| TASK BRIEF |
Repeat the material verbatim and drop the pictures.

--- START OF DATA TO PROCESS ---

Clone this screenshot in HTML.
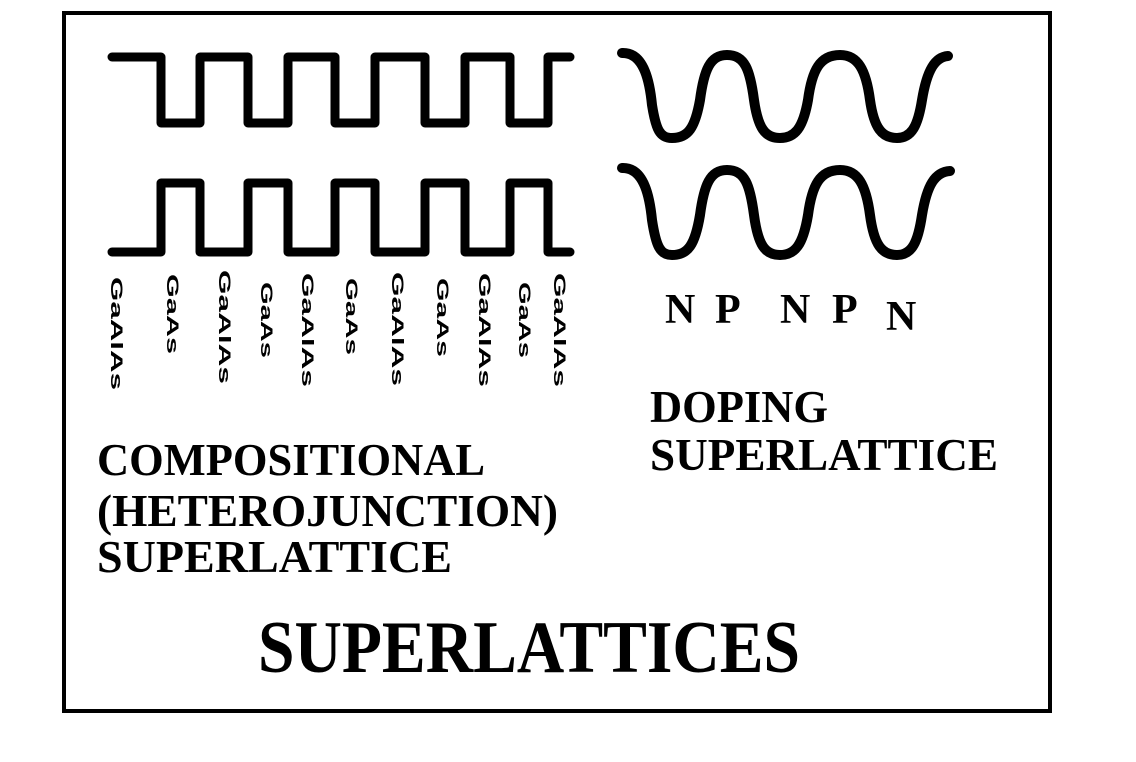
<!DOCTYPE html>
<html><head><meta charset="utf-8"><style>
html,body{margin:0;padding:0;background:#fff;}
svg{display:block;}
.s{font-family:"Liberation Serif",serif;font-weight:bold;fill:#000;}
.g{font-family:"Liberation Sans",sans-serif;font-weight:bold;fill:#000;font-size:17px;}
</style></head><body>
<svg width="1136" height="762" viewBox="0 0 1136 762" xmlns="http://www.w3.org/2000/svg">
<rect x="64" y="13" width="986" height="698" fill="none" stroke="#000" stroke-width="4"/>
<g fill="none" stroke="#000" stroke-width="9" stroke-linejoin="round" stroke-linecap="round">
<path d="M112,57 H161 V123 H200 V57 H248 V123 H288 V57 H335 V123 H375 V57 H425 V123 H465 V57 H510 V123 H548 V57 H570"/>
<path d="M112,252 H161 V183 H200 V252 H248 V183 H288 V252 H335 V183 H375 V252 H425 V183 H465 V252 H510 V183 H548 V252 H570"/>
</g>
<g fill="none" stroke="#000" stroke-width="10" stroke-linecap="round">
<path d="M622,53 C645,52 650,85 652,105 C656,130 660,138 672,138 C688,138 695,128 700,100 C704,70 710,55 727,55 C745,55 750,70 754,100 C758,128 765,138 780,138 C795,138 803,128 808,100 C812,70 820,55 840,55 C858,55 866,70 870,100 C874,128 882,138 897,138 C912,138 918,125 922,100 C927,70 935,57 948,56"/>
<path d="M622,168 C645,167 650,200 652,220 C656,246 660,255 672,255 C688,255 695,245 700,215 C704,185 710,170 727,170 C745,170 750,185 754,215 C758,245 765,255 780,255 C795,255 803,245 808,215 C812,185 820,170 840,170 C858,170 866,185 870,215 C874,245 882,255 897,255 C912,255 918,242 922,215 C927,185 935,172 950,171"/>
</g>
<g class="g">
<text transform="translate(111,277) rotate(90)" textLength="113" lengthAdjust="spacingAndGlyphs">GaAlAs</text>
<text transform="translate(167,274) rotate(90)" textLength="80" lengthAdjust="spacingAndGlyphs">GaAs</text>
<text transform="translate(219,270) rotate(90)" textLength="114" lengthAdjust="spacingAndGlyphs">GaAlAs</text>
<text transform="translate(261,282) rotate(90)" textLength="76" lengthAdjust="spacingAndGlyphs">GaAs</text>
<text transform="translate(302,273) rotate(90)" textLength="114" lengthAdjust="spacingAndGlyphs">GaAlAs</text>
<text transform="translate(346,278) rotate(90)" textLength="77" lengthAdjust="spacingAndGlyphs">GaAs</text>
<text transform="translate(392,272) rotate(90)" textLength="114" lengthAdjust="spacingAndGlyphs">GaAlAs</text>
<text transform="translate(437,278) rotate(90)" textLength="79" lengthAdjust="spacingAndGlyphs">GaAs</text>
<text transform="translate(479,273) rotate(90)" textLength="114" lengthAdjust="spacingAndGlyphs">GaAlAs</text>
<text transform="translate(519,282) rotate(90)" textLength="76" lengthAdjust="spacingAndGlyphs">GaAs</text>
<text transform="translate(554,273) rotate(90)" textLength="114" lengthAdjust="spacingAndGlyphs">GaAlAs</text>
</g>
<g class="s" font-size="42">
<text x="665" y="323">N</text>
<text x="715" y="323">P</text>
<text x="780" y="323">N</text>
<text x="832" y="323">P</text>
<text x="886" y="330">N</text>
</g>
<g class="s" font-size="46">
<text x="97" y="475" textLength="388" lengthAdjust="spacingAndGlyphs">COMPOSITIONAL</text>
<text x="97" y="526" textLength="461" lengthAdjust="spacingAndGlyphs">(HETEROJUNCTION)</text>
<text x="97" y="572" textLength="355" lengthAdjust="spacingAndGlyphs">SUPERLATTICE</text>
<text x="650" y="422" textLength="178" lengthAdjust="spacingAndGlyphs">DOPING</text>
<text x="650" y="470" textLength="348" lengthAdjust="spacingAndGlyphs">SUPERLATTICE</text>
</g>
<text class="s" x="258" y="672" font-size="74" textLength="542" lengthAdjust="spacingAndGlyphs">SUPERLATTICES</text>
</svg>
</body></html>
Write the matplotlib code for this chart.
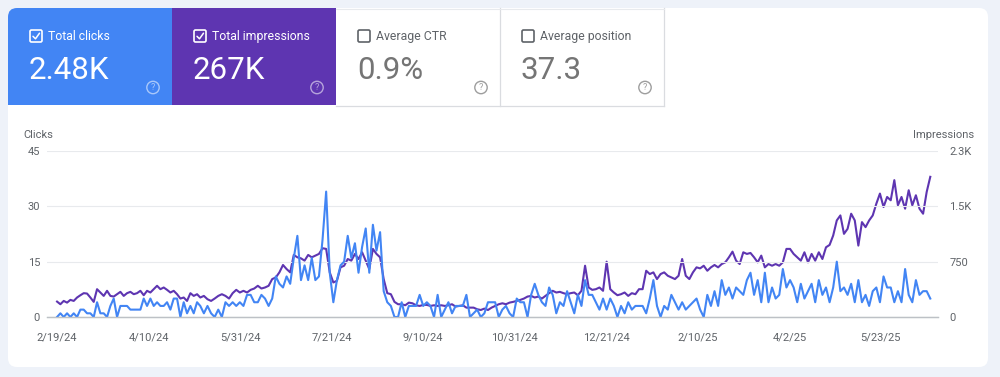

--- END OF DATA TO PROCESS ---

| WRITTEN ANSWER |
Clone this screenshot in HTML.
<!DOCTYPE html>
<html><head><meta charset="utf-8"><style>
html,body{margin:0;padding:0;background:#fff;}
svg{display:block;}
.s{font-family:"Liberation Serif",serif;font-weight:bold;fill:#000;}
.g{font-family:"Liberation Sans",sans-serif;font-weight:bold;fill:#000;font-size:17px;}
</style></head><body>
<svg width="1136" height="762" viewBox="0 0 1136 762" xmlns="http://www.w3.org/2000/svg">
<rect x="64" y="13" width="986" height="698" fill="none" stroke="#000" stroke-width="4"/>
<g fill="none" stroke="#000" stroke-width="9" stroke-linejoin="round" stroke-linecap="round">
<path d="M112,57 H161 V123 H200 V57 H248 V123 H288 V57 H335 V123 H375 V57 H425 V123 H465 V57 H510 V123 H548 V57 H570"/>
<path d="M112,252 H161 V183 H200 V252 H248 V183 H288 V252 H335 V183 H375 V252 H425 V183 H465 V252 H510 V183 H548 V252 H570"/>
</g>
<g fill="none" stroke="#000" stroke-width="10" stroke-linecap="round">
<path d="M622,53 C645,52 650,85 652,105 C656,130 660,138 672,138 C688,138 695,128 700,100 C704,70 710,55 727,55 C745,55 750,70 754,100 C758,128 765,138 780,138 C795,138 803,128 808,100 C812,70 820,55 840,55 C858,55 866,70 870,100 C874,128 882,138 897,138 C912,138 918,125 922,100 C927,70 935,57 948,56"/>
<path d="M622,168 C645,167 650,200 652,220 C656,246 660,255 672,255 C688,255 695,245 700,215 C704,185 710,170 727,170 C745,170 750,185 754,215 C758,245 765,255 780,255 C795,255 803,245 808,215 C812,185 820,170 840,170 C858,170 866,185 870,215 C874,245 882,255 897,255 C912,255 918,242 922,215 C927,185 935,172 950,171"/>
</g>
<g class="g">
<text transform="translate(111,277) rotate(90)" textLength="113" lengthAdjust="spacingAndGlyphs">GaAlAs</text>
<text transform="translate(167,274) rotate(90)" textLength="80" lengthAdjust="spacingAndGlyphs">GaAs</text>
<text transform="translate(219,270) rotate(90)" textLength="114" lengthAdjust="spacingAndGlyphs">GaAlAs</text>
<text transform="translate(261,282) rotate(90)" textLength="76" lengthAdjust="spacingAndGlyphs">GaAs</text>
<text transform="translate(302,273) rotate(90)" textLength="114" lengthAdjust="spacingAndGlyphs">GaAlAs</text>
<text transform="translate(346,278) rotate(90)" textLength="77" lengthAdjust="spacingAndGlyphs">GaAs</text>
<text transform="translate(392,272) rotate(90)" textLength="114" lengthAdjust="spacingAndGlyphs">GaAlAs</text>
<text transform="translate(437,278) rotate(90)" textLength="79" lengthAdjust="spacingAndGlyphs">GaAs</text>
<text transform="translate(479,273) rotate(90)" textLength="114" lengthAdjust="spacingAndGlyphs">GaAlAs</text>
<text transform="translate(519,282) rotate(90)" textLength="76" lengthAdjust="spacingAndGlyphs">GaAs</text>
<text transform="translate(554,273) rotate(90)" textLength="114" lengthAdjust="spacingAndGlyphs">GaAlAs</text>
</g>
<g class="s" font-size="42">
<text x="665" y="323">N</text>
<text x="715" y="323">P</text>
<text x="780" y="323">N</text>
<text x="832" y="323">P</text>
<text x="886" y="330">N</text>
</g>
<g class="s" font-size="46">
<text x="97" y="475" textLength="388" lengthAdjust="spacingAndGlyphs">COMPOSITIONAL</text>
<text x="97" y="526" textLength="461" lengthAdjust="spacingAndGlyphs">(HETEROJUNCTION)</text>
<text x="97" y="572" textLength="355" lengthAdjust="spacingAndGlyphs">SUPERLATTICE</text>
<text x="650" y="422" textLength="178" lengthAdjust="spacingAndGlyphs">DOPING</text>
<text x="650" y="470" textLength="348" lengthAdjust="spacingAndGlyphs">SUPERLATTICE</text>
</g>
<text class="s" x="258" y="672" font-size="74" textLength="542" lengthAdjust="spacingAndGlyphs">SUPERLATTICES</text>
</svg>
</body></html>
Write the matplotlib code for this chart.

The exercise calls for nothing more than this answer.